Paszkówka Palace (Polish: Pałac w Paszkówce) - a nineteenth-century Gothic Revival Wężyków family palace located in the village of Paszkówka, located in Lesser Poland Voivodeship, to the south-west of Kraków. Presently, the palace houses a luxury hotel.

Architecture
Paszkówka Palace was designed by renowned, nineteenth-century Kraków architect, Feliks Księżarski, inter alia the designer of Collegium Novum, the main edifice of the Jagiellonian University. The former building was only one storey heigh, with a battlement-finish staircase, which on the  outside forms a tower. 

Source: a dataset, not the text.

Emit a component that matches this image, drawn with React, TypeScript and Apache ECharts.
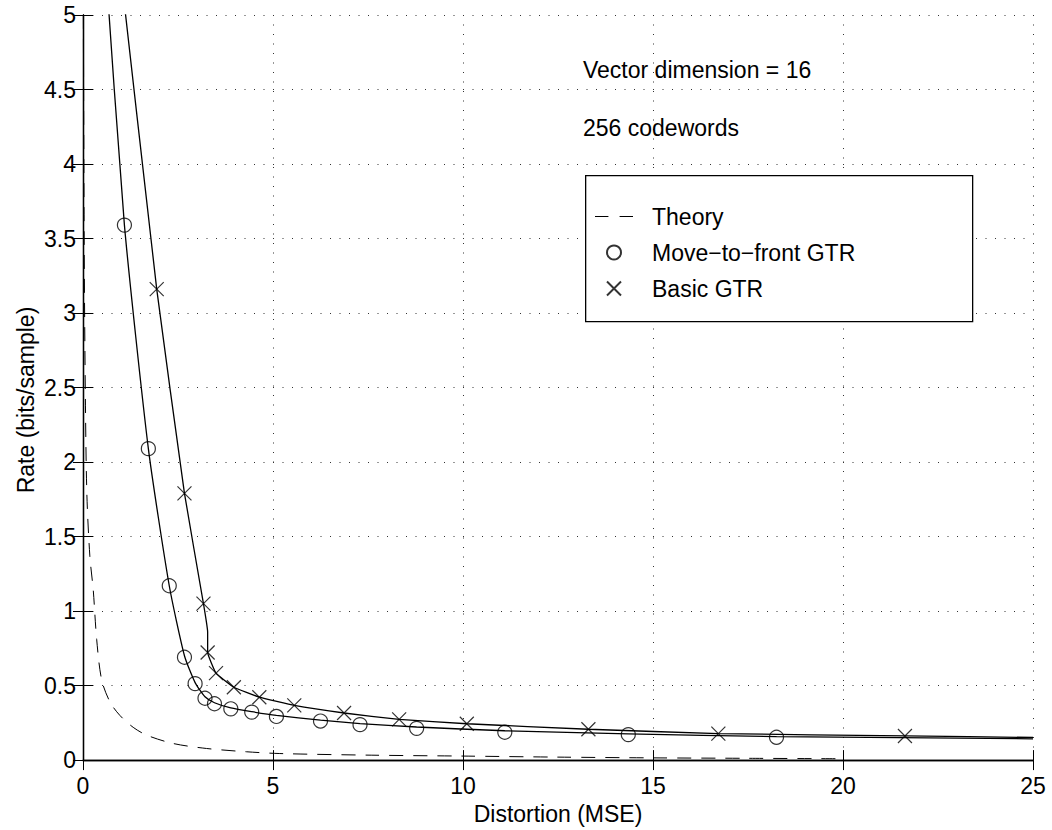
import React, { useEffect, useRef } from "react";
import * as echarts from "echarts";

// Move-to-front GTR measured points
const mtfD = [1.09, 1.72, 2.27, 2.67, 2.95, 3.21, 3.46, 3.89, 4.44, 5.09, 6.25, 7.29, 8.78, 11.1, 14.35, 18.25];
const mtfR = [3.59, 2.09, 1.17, 0.69, 0.513, 0.415, 0.378, 0.344, 0.322, 0.293, 0.262, 0.238, 0.213, 0.187, 0.171, 0.153];

// Basic GTR measured points
const basicD = [1.94, 2.67, 3.17, 3.28, 3.5, 3.97, 4.64, 5.56, 6.87, 8.32, 10.1, 13.3, 16.72, 21.63];
const basicR = [3.16, 1.79, 1.05, 0.722, 0.584, 0.489, 0.422, 0.367, 0.316, 0.273, 0.244, 0.207, 0.178, 0.162];

// Fitted curves
const mtfCurveD = [0.55, 1.09, 1.72, 2.27, 2.67, 2.95, 3.21, 3.46, 3.89, 4.44, 5.09, 6.25, 7.29, 8.78, 11.1, 14.35, 18.25, 25];
const mtfCurveR = [5.5, 3.59, 2.09, 1.17, 0.7, 0.52, 0.425, 0.385, 0.35, 0.325, 0.3, 0.268, 0.245, 0.222, 0.197, 0.176, 0.158, 0.143];

const basicCurveD = [0.9, 1.94, 2.67, 3.17, 3.28, 3.28, 3.5, 3.97, 4.64, 5.56, 6.87, 8.32, 10.1, 13.3, 16.72, 21.63, 25];
const basicCurveR = [5.5, 3.16, 1.79, 1.05, 0.86, 0.722, 0.584, 0.489, 0.422, 0.367, 0.316, 0.273, 0.244, 0.207, 0.178, 0.162, 0.152];

// Theory curve
const theoryD = [0.01, 0.03, 0.06, 0.1, 0.18, 0.27, 0.36, 0.49, 0.71, 0.97, 1.32, 1.68, 2.38, 3.25, 4.3, 5.18, 7.6, 10, 12.5, 15, 17.5, 20];
const theoryR = [5, 3.5, 2.5, 1.8, 1.37, 1.14, 0.81, 0.54, 0.39, 0.3, 0.22, 0.167, 0.111, 0.078, 0.056, 0.044, 0.033, 0.027, 0.02, 0.015, 0.012, 0.009];

const xName = "Distortion (MSE)";
const yName = "Rate (bits/sample)";
const notes = ["Vector dimension = 16", "256 codewords"];
const legendNames = ["Theory", "Move\u2212to\u2212front GTR", "Basic GTR"];

const FONT = "Liberation Sans, Arial, Helvetica, sans-serif";
const FS = 23;

const zip = (a: number[], b: number[]) => a.map((v, i) => [v, b[i]]);

export default function App() {
  const ref = useRef<HTMLDivElement>(null);
  useEffect(() => {
    document.body.style.margin = "0";
    const chart = echarts.init(ref.current!, null, { renderer: "svg" });
    const tickStyle = { show: true, inside: true, length: 10, lineStyle: { color: "#000", width: 1 } };
    const axisLine = { show: true, lineStyle: { color: "#000", width: 1.3 } };
    const split = { show: true, lineStyle: { color: "#333", type: [1, 8.5] as any, width: 1 } };
    const crossPath = "path://M0,0L10,10M10,0L0,10";
    const dashIcon = "path://M0,0H12V1H0ZM22,0H34V1H22Z";
    chart.setOption({
      animation: false,
      backgroundColor: "#fff",
      grid: { left: 83, right: 19, top: 15, bottom: 65, containLabel: false },
      xAxis: [
        {
          type: "value", min: 0, max: 25, interval: 5, position: "bottom",
          axisLine, axisTick: tickStyle, splitLine: split,
          axisLabel: { fontFamily: FONT, fontSize: FS, color: "#000", margin: 14 },
          name: xName, nameLocation: "middle", nameGap: 41,
          nameTextStyle: { fontFamily: FONT, fontSize: FS, color: "#000" },
        },
        {
          type: "value", min: 0, max: 25, interval: 5, position: "top",
          axisLine, axisTick: tickStyle, splitLine: { show: false }, axisLabel: { show: false },
        },
      ],
      yAxis: [
        {
          type: "value", min: 0, max: 5, interval: 0.5, position: "left",
          axisLine, axisTick: tickStyle, splitLine: split,
          axisLabel: { fontFamily: FONT, fontSize: FS, color: "#000", margin: 7, padding: [6, 0, 0, 0] },
        },
        {
          type: "value", min: 0, max: 5, interval: 0.5, position: "right",
          axisLine, axisTick: tickStyle, splitLine: { show: false }, axisLabel: { show: false },
        },
      ],
      legend: {
        data: [
          { name: legendNames[0], icon: dashIcon },
          { name: legendNames[1] },
          { name: legendNames[2] },
        ],
        orient: "vertical",
        left: 595,
        top: 205,
        itemWidth: 38,
        itemHeight: 14,
        itemGap: 13,
        padding: 0,
        textStyle: { fontFamily: FONT, fontSize: FS, color: "#000", lineHeight: 23, padding: [0, 0, 0, 14] },
      },
      graphic: [
        {
          type: "rect", left: 585, top: 175, z: 1,
          shape: { width: 387, height: 146 },
          style: { fill: "#fff", stroke: "#000", lineWidth: 1.3 },
        },
        {
          type: "text", x: 583, y: 69.5, z: 5,
          style: { text: notes[0], font: `${FS}px ${FONT}`, fill: "#000", textAlign: "left", textVerticalAlign: "middle" },
        },
        {
          type: "text", x: 583, y: 128, z: 5,
          style: { text: notes[1], font: `${FS}px ${FONT}`, fill: "#000", textAlign: "left", textVerticalAlign: "middle" },
        },
        {
          type: "text", x: 26, y: 400, rotation: Math.PI / 2, z: 5,
          style: { text: yName, font: `${FS}px ${FONT}`, fill: "#000", textAlign: "center", textVerticalAlign: "middle" },
        },
      ],
      series: [
        {
          name: legendNames[0], type: "line", data: zip(theoryD, theoryR),
          symbol: "none", smooth: 0.3,
          lineStyle: { color: "#000", width: 1, type: [14, 10] },
          itemStyle: { color: "#000" },
        },
        {
          name: "mtfCurve", type: "line", data: zip(mtfCurveD, mtfCurveR),
          symbol: "none", smooth: 0.2,
          lineStyle: { color: "#000", width: 1.3 },
        },
        {
          name: "basicCurve", type: "line", data: zip(basicCurveD, basicCurveR),
          symbol: "none", smooth: 0.1,
          lineStyle: { color: "#000", width: 1.3 },
        },
        {
          name: legendNames[1], type: "scatter", data: zip(mtfD, mtfR),
          symbol: "circle", symbolSize: 14,
          itemStyle: { color: "transparent", borderColor: "#000", borderWidth: 1.2 },
          z: 4,
        },
        {
          name: legendNames[2], type: "scatter", data: zip(basicD, basicR),
          symbol: crossPath, symbolSize: 14,
          itemStyle: { color: "transparent", borderColor: "#000", borderWidth: 1.2 },
          z: 4,
        },
      ],
    });
    return () => chart.dispose();
  }, []);
  return <div ref={ref} style={{ width: 1052, height: 830 }} />;
}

The palace's architecture is drawn towards the Neo-Gothic architectural style, with elements of English Neo-Gothic. According to architectural critics, the palace fails to live up to all the forms of Neo-Gothic architecture and as such is branded "pseudo-" Gothic. The main distinct architectural properties of the building are that of a Mauretanian tower, avant-corps and pinnacles. Underneath the windows on the first-storey are found mythological motifs. 

The nineteenth-century palace is located in a characteristic English landscape garden type. There, grow old lime, oak and hornbeam trees. Part of the palace-garden complex is Hotel "Spichlerz", that was raised on the authentic foundation of the former granary.